This column was published as part of the Commencement Issue for the Class of 2015.

As I summon the courage to begin packing up my life at Yale, I linger on the artifacts that have decorated the shelves and walls of my dorm room over the past few years: my favorite New Yorker covers, a heavily-underlined version of Joan Didion’s Why I Write, a copy of the News from the day my feature made the front page. My decorations convey my identity — she likes to read other people’s good writing and she tries to emulate it in her own. Yet a few months ago, it was in this very same room that I, surrounded by proof of the person I’m striving to become, was frantically working on applications for jobs that have nothing to do with writing. Although there were multiple reasons behind my decision, I want to talk about one in particular that I suspect may have affected other seniors as well.

At Yale, we share a sense of camaraderie that allows us, a bunch of smart twentysomethings, to talk openly about our aspirations, our successes, and — though we choose to share these more rarely — our failures. But if you find yourself, as I have, within a circle of friends taking similar paths post-graduation, this camaraderie can lead to questions that someone who has always known the answer to “What to do want to be when you grow up?” should never have to ask: Am I making the right choices? Should I, like my friends, be applying to jobs that guarantee both an above-average salary and proximity to my classmates? Am I still making the most out of my Yale degree — can I still consider myself successful — if I choose a riskier option?

Being surrounded by people who will lead similar lifestyles in the same location made it difficult for me to separate my notion of success from theirs, particularly since theirs has recently prevailed on many university campuses. As pressure mounts to satisfy a few universally accepted standards of success, which often include the amount of money we’ll be making and the structured opportunities we’ll receive to get ahead, some of us may find ourselves forgoing our interests in favor of material comfort and job security. The sum of our striving — with the promise of an immediate future in which we continue to live with our best college friends in cozy New York City apartments — can override long-term personal ambition, which may require an entirely different, and perhaps more unpredictable, path. 

We all have distinct — and equally valid — considerations when weighing our post-graduation options. Many of my classmates pursued certain types of jobs because of the domino effect: they are not sure what they want to do and turn to their peers for guidance.

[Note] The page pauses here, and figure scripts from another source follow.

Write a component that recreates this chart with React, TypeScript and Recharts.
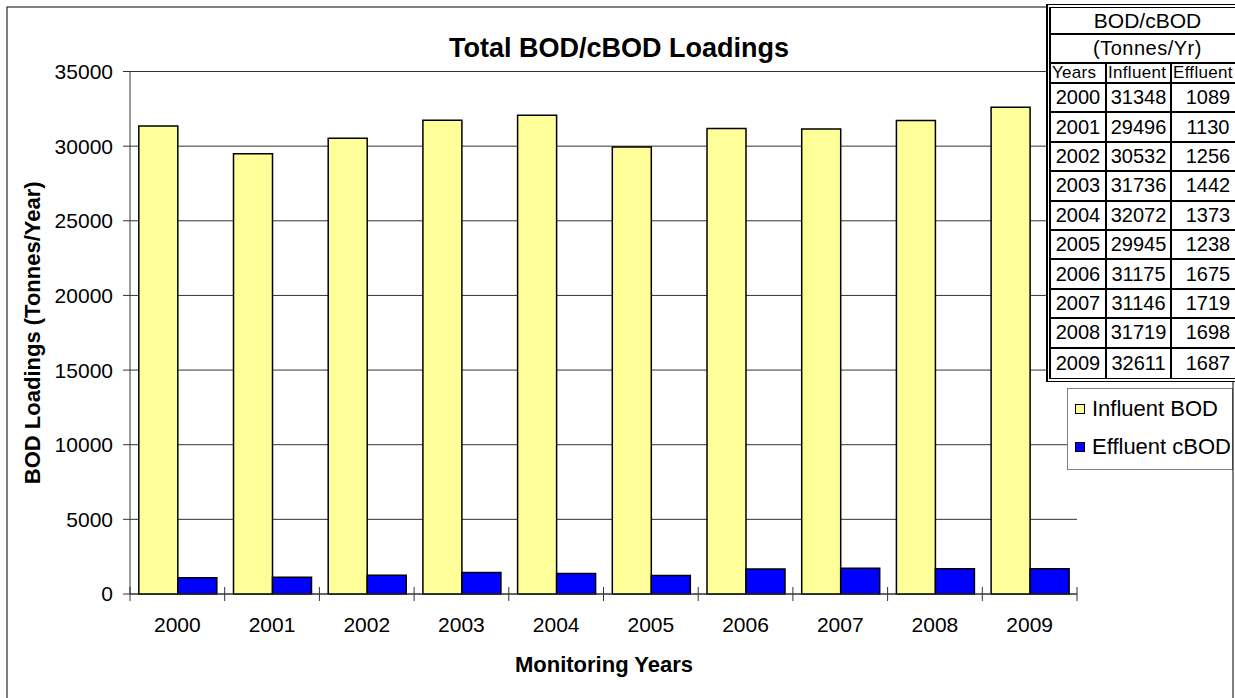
import React from 'react';
import { BarChart, Bar, XAxis, YAxis, CartesianGrid, Legend } from 'recharts';

// ---------- data ----------
const years = ['2000', '2001', '2002', '2003', '2004', '2005', '2006', '2007', '2008', '2009'];
const influentBOD = [31348, 29496, 30532, 31736, 32072, 29945, 31175, 31146, 31719, 32611];
const effluentCBOD = [1089, 1130, 1256, 1442, 1373, 1238, 1675, 1719, 1698, 1687];
const yTicks = [0, 5000, 10000, 15000, 20000, 25000, 30000, 35000];
const seriesNames = ['Influent BOD', 'Effluent cBOD'];
const seriesColors = ['#FFFF99', '#0000FF'];
const chartTitle = 'Total BOD/cBOD Loadings';
const xTitle = 'Monitoring Years';
const yTitle = 'BOD Loadings (Tonnes/Year)';
const tableTitle = 'BOD/cBOD';
const tableUnit = '(Tonnes/Yr)';
const tableHeaders = ['Years', 'Influent', 'Effluent'];

const data = years.map((y, i) => ({ year: y, influent: influentBOD[i], effluent: effluentCBOD[i] }));

// ---------- layout ----------
const W = 1235;
const H = 698;
const PLOT_LEFT = 130;
const PLOT_TOP = 71.5;
const PLOT_RIGHT = 1077;
const PLOT_BOTTOM = 594;
const X_AXIS_H = 30;
const FONT = '"Liberation Sans", Arial, Helvetica, sans-serif';
const AXIS_COLOR = '#333';

const XTick = (props: any) => {
  const { x, y, payload, index } = props;
  const band = (PLOT_RIGHT - PLOT_LEFT) / years.length;
  const left = x - band / 2;
  const right = x + band / 2;
  return (
    <g>
      <line x1={left} x2={left} y1={y - 7} y2={y + 7} stroke={AXIS_COLOR} strokeWidth={1} />
      {index === years.length - 1 && (
        <line x1={right} x2={right} y1={y - 7} y2={y + 7} stroke={AXIS_COLOR} strokeWidth={1} />
      )}
      <text x={x} y={y + 38} textAnchor="middle" fontSize={21} fill="#000" fontFamily={FONT}>
        {payload.value}
      </text>
    </g>
  );
};

const renderLegend = (props: any) => {
  const payload = [...(props.payload || [])].sort(
    (a: any, b: any) => seriesNames.indexOf(a.value) - seriesNames.indexOf(b.value)
  );
  return (
    <div style={{ paddingTop: 1, paddingLeft: 7 }}>
      {payload.map((entry: any, i: number) => (
        <div key={i} style={{ display: 'flex', alignItems: 'center', height: 38 }}>
          <span
            style={{
              display: 'inline-block',
              width: 10,
              height: 10,
              boxSizing: 'border-box',
              border: '1px solid #000',
              background: entry.color,
              marginRight: 7,
            }}
          />
          <span style={{ fontSize: 22, color: '#000', fontFamily: FONT, whiteSpace: 'nowrap' }}>{entry.value}</span>
        </div>
      ))}
    </div>
  );
};

const COL_W = [56, 65, 72];
const HEAD_H = [27, 29, 20];
const ROW_H = 29.4;
const LINE = '2px solid #000';

const cellBase: React.CSSProperties = {
  boxSizing: 'border-box',
  display: 'flex',
  alignItems: 'center',
  justifyContent: 'center',
  color: '#000',
  fontFamily: FONT,
  whiteSpace: 'nowrap',
  overflow: 'hidden',
};

const DataTable = () => {
  const rows = years.map((y, i) => [y, String(influentBOD[i]), String(effluentCBOD[i])]);
  return (
    <div
      style={{
        position: 'absolute',
        left: 1046,
        top: 4,
        width: 200,
        boxSizing: 'border-box',
        borderTop: '4px double #000',
        borderLeft: '5px double #000',
        borderBottom: '4px double #000',
        background: '#fff',
      }}
    >
      <div style={{ ...cellBase, height: HEAD_H[0], borderBottom: LINE, fontSize: 21, width: COL_W[0] + COL_W[1] + COL_W[2] }}>
        {tableTitle}
      </div>
      <div style={{ ...cellBase, height: HEAD_H[1], borderBottom: LINE, fontSize: 20, letterSpacing: 0.5, width: COL_W[0] + COL_W[1] + COL_W[2] }}>
        {tableUnit}
      </div>
      <div style={{ display: 'flex' }}>
        {tableHeaders.map((h, c) => (
          <div
            key={c}
            style={{
              ...cellBase,
              justifyContent: 'flex-start',
              paddingLeft: 1,
              width: COL_W[c],
              height: HEAD_H[2],
              borderBottom: LINE,
              borderRight: c < 2 ? LINE : 'none',
              fontSize: 17,
              letterSpacing: 0.3,
            }}
          >
            {h}
          </div>
        ))}
      </div>
      {rows.map((r, ri) => (
        <div key={ri} style={{ display: 'flex' }}>
          {r.map((v, c) => (
            <div
              key={c}
              style={{
                ...cellBase,
                width: COL_W[c],
                height: ROW_H,
                borderBottom: ri < rows.length - 1 ? LINE : 'none',
                borderRight: c < 2 ? LINE : 'none',
                fontSize: 20,
              }}
            >
              {v}
            </div>
          ))}
        </div>
      ))}
    </div>
  );
};

export default function App() {
  return (
    <div
      style={{
        position: 'absolute',
        left: 0,
        top: 0,
        width: W,
        height: H,
        overflow: 'hidden',
        background: '#fff',
        fontFamily: FONT,
      }}
    >
      <BarChart
        width={W}
        height={H}
        data={data}
        margin={{ top: PLOT_TOP, right: W - PLOT_RIGHT, bottom: H - PLOT_BOTTOM - X_AXIS_H, left: 0 }}
        barCategoryGap="9.3%"
        barGap={0}
      >
        <CartesianGrid vertical={false} stroke={AXIS_COLOR} strokeWidth={1} />
        <XAxis
          dataKey="year"
          height={X_AXIS_H}
          interval={0}
          tickLine={false}
          tickSize={0}
          tickMargin={0}
          axisLine={{ stroke: AXIS_COLOR, strokeWidth: 1 }}
          tick={<XTick />}
        />
        <YAxis
          width={PLOT_LEFT}
          domain={[0, 35000]}
          ticks={yTicks}
          interval={0}
          tickSize={7}
          tickMargin={10}
          axisLine={{ stroke: AXIS_COLOR, strokeWidth: 1 }}
          tickLine={{ stroke: AXIS_COLOR, strokeWidth: 1 }}
          tick={{ fontSize: 21, fill: '#000', fontFamily: FONT }}
        />
        <Legend
          layout="vertical"
          align="center"
          verticalAlign="middle"
          content={renderLegend}
          wrapperStyle={{
            position: 'absolute',
            left: 1067,
            top: 388,
            width: 166,
            height: 82,
            boxSizing: 'border-box',
            border: '1px solid #808080',
            background: '#fff',
          }}
        />
        <Bar
          dataKey="influent"
          name={seriesNames[0]}
          fill={seriesColors[0]}
          stroke="#000"
          strokeWidth={1.5}
          isAnimationActive={false}
        />
        <Bar
          dataKey="effluent"
          name={seriesNames[1]}
          fill={seriesColors[1]}
          stroke="#000"
          strokeWidth={1.5}
          isAnimationActive={false}
        />
      </BarChart>

      <svg
        width={W}
        height={H}
        style={{ position: 'absolute', left: 0, top: 0, pointerEvents: 'none' }}
      >
        <rect x={7} y={7} width={1226} height={720} fill="none" stroke="#000" strokeWidth={1} />
        <text x={619} y={57} textAnchor="middle" fontSize={27} fontWeight="bold" fill="#000" fontFamily={FONT}>
          {chartTitle}
        </text>
        <text x={604} y={672} textAnchor="middle" fontSize={22} fontWeight="bold" fill="#000" fontFamily={FONT}>
          {xTitle}
        </text>
        <text
          x={0}
          y={0}
          transform={`translate(40, ${(PLOT_TOP + PLOT_BOTTOM) / 2}) rotate(-90)`}
          textAnchor="middle"
          fontSize={22}
          fontWeight="bold"
          fill="#000"
          fontFamily={FONT}
        >
          {yTitle}
        </text>
      </svg>

      <DataTable />
    </div>
  );
}
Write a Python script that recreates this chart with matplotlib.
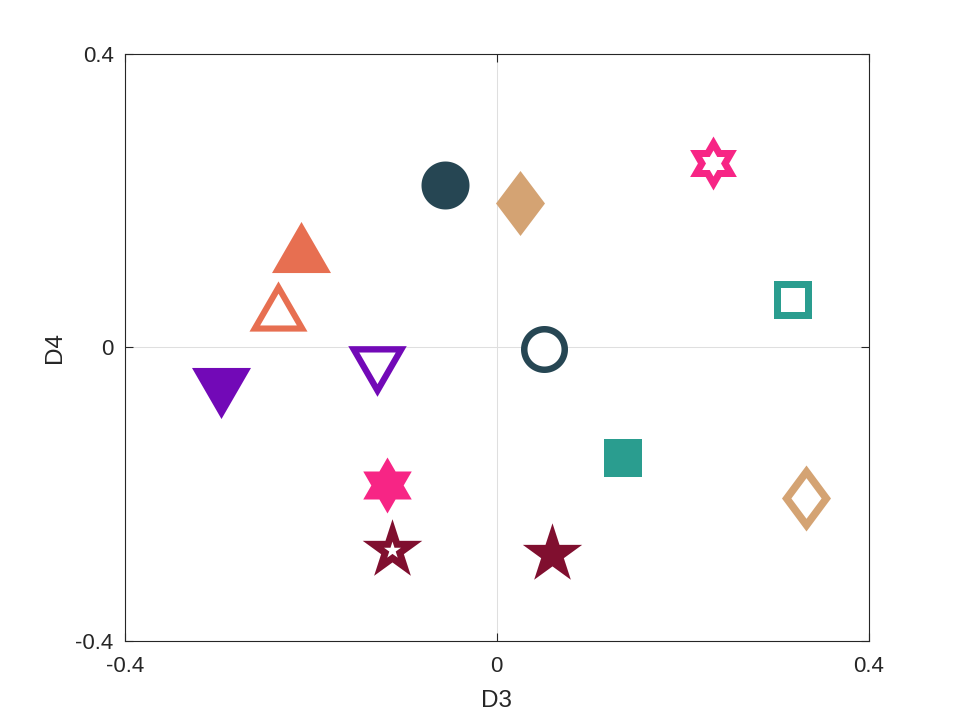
import numpy as np
import matplotlib
matplotlib.use("Agg")
import matplotlib.pyplot as plt
from matplotlib.path import Path

plt.rcParams['font.family'] = ['Liberation Sans', 'DejaVu Sans']

# ---- data ----
d3 = [-0.056, 0.0503, 0.0246, 0.3325, -0.2108, -0.2358, 0.136, 0.319,
      -0.2963, -0.1288, -0.1177, 0.233, 0.0596, -0.1125]
d4 = [0.221, -0.002, 0.197, -0.2056, 0.1366, 0.0564, -0.151, 0.064,
      -0.0624, -0.0322, -0.1876, 0.251, -0.2817, -0.2766]
shapes = ['circle', 'circle', 'diamond', 'diamond', 'up', 'up', 'square', 'square',
          'down', 'down', 'hexagram', 'hexagram', 'star', 'star']
filled = [True, False, True, False, True, False, True, False,
          True, False, True, False, True, False]
colors = ['#264653', '#264653', '#d4a373', '#d4a373', '#e76f51', '#e76f51',
          '#2a9d8f', '#2a9d8f', '#7209b7', '#7209b7', '#f72585', '#f72585',
          '#800f2f', '#800f2f']
xticks = [-0.4, 0, 0.4]
yticks = [-0.4, 0, 0.4]
xtick_labels = ['-0.4', '0', '0.4']
ytick_labels = ['-0.4', '0', '0.4']

# ---- marker geometry (in pixels around the marker centre) ----
NORM = 40.0          # common normalisation radius, px
PX2PT = 0.72         # points per pixel at dpi 100
MS = 2 * NORM * PX2PT


def marker_path(verts_px):
    """Polygon (px) -> marker path with a common normalisation."""
    v = np.asarray(verts_px, float) / NORM
    allv = np.vstack([[1.0, 0.0], v, v[:1]])
    codes = [Path.MOVETO, Path.MOVETO] + [Path.LINETO] * (len(v) - 1) + [Path.CLOSEPOLY]
    return Path(allv, codes)


def star_verts(n, R, r, cx=0.0, cy=0.0):
    out = []
    for k in range(2 * n):
        ang = np.pi / 2 + k * np.pi / n
        rr = R if k % 2 == 0 else r
        out.append((cx + rr * np.cos(ang), cy + rr * np.sin(ang)))
    return out


def circle_verts(R, n=96):
    t = np.linspace(0, 2 * np.pi, n, endpoint=False)
    return np.column_stack([R * np.cos(t), R * np.sin(t)])


def diamond_verts(hw, hh):
    return [(0, hh), (hw, 0), (0, -hh), (-hw, 0)]


def tri_verts(width, up=True, about=(0.0, 0.0), scale=1.0, ref_width=None):
    # equilateral triangle, bbox of the reference (outer) size centred on origin
    W = ref_width if ref_width is not None else width
    H = W * np.sqrt(3) / 2
    s = 1 if up else -1
    cy = -s * H / 6          # centroid relative to bbox centre
    k = width / W
    base = [(0, s * H / 2), (-W / 2, -s * H / 2), (W / 2, -s * H / 2)]
    return [(x * k, cy + (y - cy) * k) for x, y in base]


def square_verts(side):
    a = side / 2
    return [(-a, -a), (a, -a), (a, a), (-a, a)]


HEX_R = 1 / np.sqrt(3)
STAR_R = np.sin(np.radians(18)) / np.sin(np.radians(54))

filled_shape = {
    'circle': circle_verts(24),
    'diamond': diamond_verts(24.5, 32.5),
    'up': tri_verts(59, True),
    'down': tri_verts(59, False),
    'square': square_verts(38),
    'hexagram': star_verts(6, 28, 28 * HEX_R),
    'star': star_verts(5, 31.2, 31.2 * STAR_R),
}
open_shape = {   # (outer, inner)
    'circle': (circle_verts(23.5), circle_verts(17)),
    'diamond': (diamond_verts(24.5, 33), diamond_verts(15.1, 20.3)),
    'up': (tri_verts(58, True), tri_verts(36.7, True, ref_width=58)),
    'down': (tri_verts(58.5, False), tri_verts(36.5, False, ref_width=58.5)),
    'square': (square_verts(38), square_verts(24.3)),
    'hexagram': (star_verts(6, 27, 27 * HEX_R), star_verts(6, 13, 13 * HEX_R)),
    'star': (star_verts(5, 31.3, 31.3 * STAR_R), star_verts(5, 8.9, 8.9 * STAR_R)),
}

fig = plt.figure(figsize=(9.6, 7.2), dpi=100)
ax = fig.add_axes([0.13, 0.11, 0.775, 0.815])

for x, y, s, f, c in zip(d3, d4, shapes, filled, colors):
    if f:
        ax.plot([x], [y], linestyle='none', marker=marker_path(filled_shape[s]),
                markersize=MS, markerfacecolor=c, markeredgewidth=0, zorder=3)
    else:
        outer, inner = open_shape[s]
        ax.plot([x], [y], linestyle='none', marker=marker_path(outer),
                markersize=MS, markerfacecolor=c, markeredgewidth=0, zorder=3)
        ax.plot([x], [y], linestyle='none', marker=marker_path(inner),
                markersize=MS, markerfacecolor='white', markeredgewidth=0, zorder=4)

ax.set_xlim(-0.4, 0.4)
ax.set_ylim(-0.4, 0.4)
ax.set_xticks(xticks)
ax.set_xticklabels(xtick_labels)
ax.set_yticks(yticks)
ax.set_yticklabels(ytick_labels)
ax.grid(True, color='#dfdfdf', linewidth=0.75, zorder=0)
ax.set_axisbelow(True)
for sp in ax.spines.values():
    sp.set_color('#262626')
    sp.set_linewidth(0.8)
ax.tick_params(direction='in', length=5.5, width=0.8, color='#262626',
               labelcolor='#262626', labelsize=16, top=True, right=True)
ax.tick_params(axis='x', pad=11)
ax.tick_params(axis='y', pad=8)
ax.set_xlabel('D3', fontsize=17.5, color='#262626', labelpad=9)
ax.set_ylabel('D4', fontsize=17.5, color='#262626', labelpad=7)

fig.savefig('out.png', dpi=100)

Some of my friends are international students like myself, a group that faces additional pressure because we can consider only companies that are able to sponsor our work visas (hint: it’s the rich ones) if we want to stay in the U.S. And some of my peers who share my interest in more uncertain career options have not shared my struggles, whether due to a family that can support them financially while they pursue the road less traveled, a U.S. citizenship, or simply an unshakable strength of conviction. Though I am often accused of idealism, I constantly mull over a few important realities: living expenses, my visa status, the wish to be able to buy my parents’ plane tickets when they want to visit me. I, too, have made compromises for the sake of my future prospects, choosing to major in Ethics, Politics and Economics and take English courses on the side because I felt the need to grapple with the concrete and practical as well as the abstract and philosophical.

Yet when I found myself interviewing for positions I did not want before returning to a dorm room that testified to what I had always wanted, I knew I was crossing an invisible line drawn by my sense of personal integrity. Although we are still young and allowed to make (a few) mistakes, I somehow can’t shake the nagging feeling that the decisions I make now will define the adult I am growing into. And my vision for this adult requires a daily dose of introspection — did I wake up today respecting my choices, respecting my profession? My favorite literary character, Selden from Edith Wharton’s The House of Mirth, captures my idealism when he describes his idea of success as “personal freedom… From everything — from money, from poverty, from ease and anxiety, from all the material accidents. To keep a kind of republic of the spirit — that’s what I call success.” Another personal hero of mine, Kanye West, reinforced Selden’s message just last week when he tweeted that he wants to “steer clear of ‘opportunities’ and focus on dreams.”

For me, maintaining a republic of the spirit and focusing on my dreams translates into trying my best to become a journalist before I try anything else, even if that means I won’t live with my friends in New York or even stay in the U.S. In a strange way, Yale has made me doubt my dreams while still inspiring me to pursue them — and somewhere in the midst of this struggle, I grew up.

Aleksandra Gjorgievska is a senior in Pierson College. She was a culture editor on the Managing Board of 2015.